It’s an exquisitely grey day. The parking lots are soaked. The smell of rain on blacktop makes me smile – the coalescing scent of dust and freshness that can only be described by the experience. I want to sit on the curb and detect the subtle nuances within this perfume, as an oenophile does with his wine – leather, wood and lychee. Can I escape from work today and grab my camera from its drawer at home? I want to capture raindrops sliding down storefront windows in black and white.
“Digital has no soul!” I’d shout. That was my case for not switching my film cameras to new-fangled digitals. When digital cameras first became popular, my protests were valid. The images produced couldn’t come near the subtle nuances film could produce.
We’ve come a long way and I can’t tell digital images from film. I’m a convert – welcome to the church of digital images. Tonight was my first night of a new photography class – helping me unlearn my film camera habits and learn how to make beautiful pictures with digital. The last photography class I took consisted of rolling film on spools in black rooms, hiding packs of paper from light leaks and protecting clothes from yellowish-brown bleach stains. I miss the “hands on” of old B&W photography. By contrast, this class was dry and sterile (not unlike old digital) and loooonnngggg. I must bring coffee next time.
I haven’t bought my new camera yet. I’m waiting to sell three of my film cameras on EBay and educate myself on what I want in my new camera.
In My world (note: my interaction with current news is spotty at best):
Me: Hey, I want to see some snow!
Him: Let’s go to Upstate NY for a few days.
Me: Sounds great! I better get warm boots because it could get down to the low 30’s there!
Simultaneously, in the Real world:
Reuters: A powerful ice storm knocked out power to about 1.2 million homes and businesses across New York and New England on Friday, closing roads, delaying trains and forcing the state of Maine to shut government offices. “This is a very, very serious situation,” New Hampshire Gov. John Lynch said after declaring an emergency in his state, where as many as 400,000 lost power in what local authorities described as the worst outages in three decades. “I don’t think anyone anticipated it would be as bad as it is,” Lynch said, calling the devastation far greater than an infamous 1998 storm when 55,000 homes lost power and some went a full week in the dark.

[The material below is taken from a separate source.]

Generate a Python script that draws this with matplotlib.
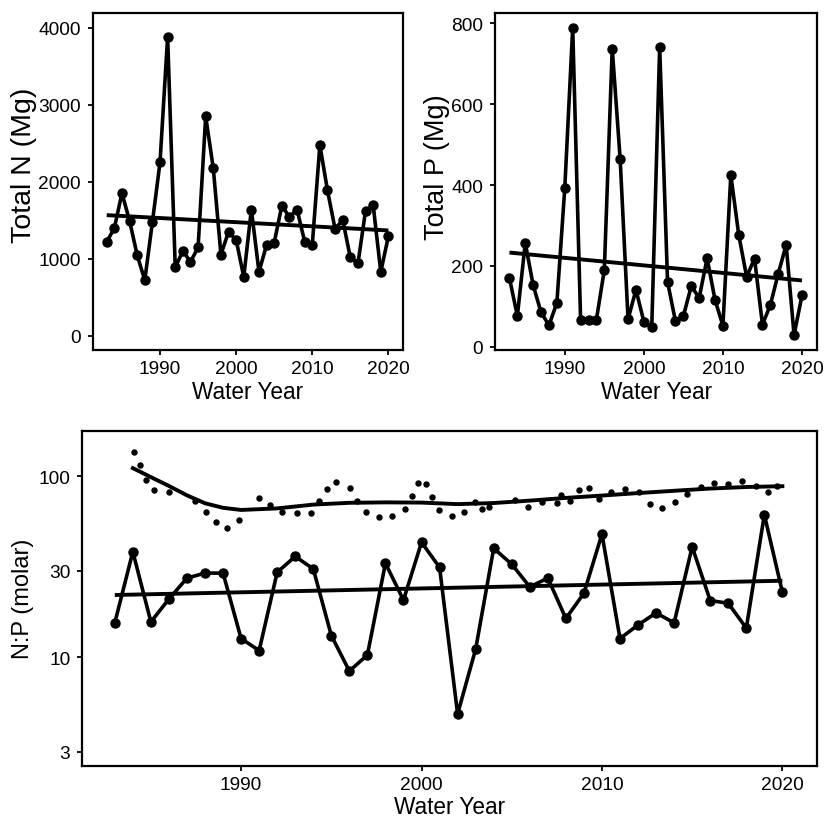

National Grid Plc reported about 318,000 customers in New England without power and 190,000 in eastern New York, adding it could take several days to restore power. “It’s going to be cold this weekend,” said Steve Brady, a meteorologist at the National Weather Service’s southern New England office, predicting temperatures well below freezing.
Me: It looks like the trees are Lalique or dipped in Swarovski Crystals.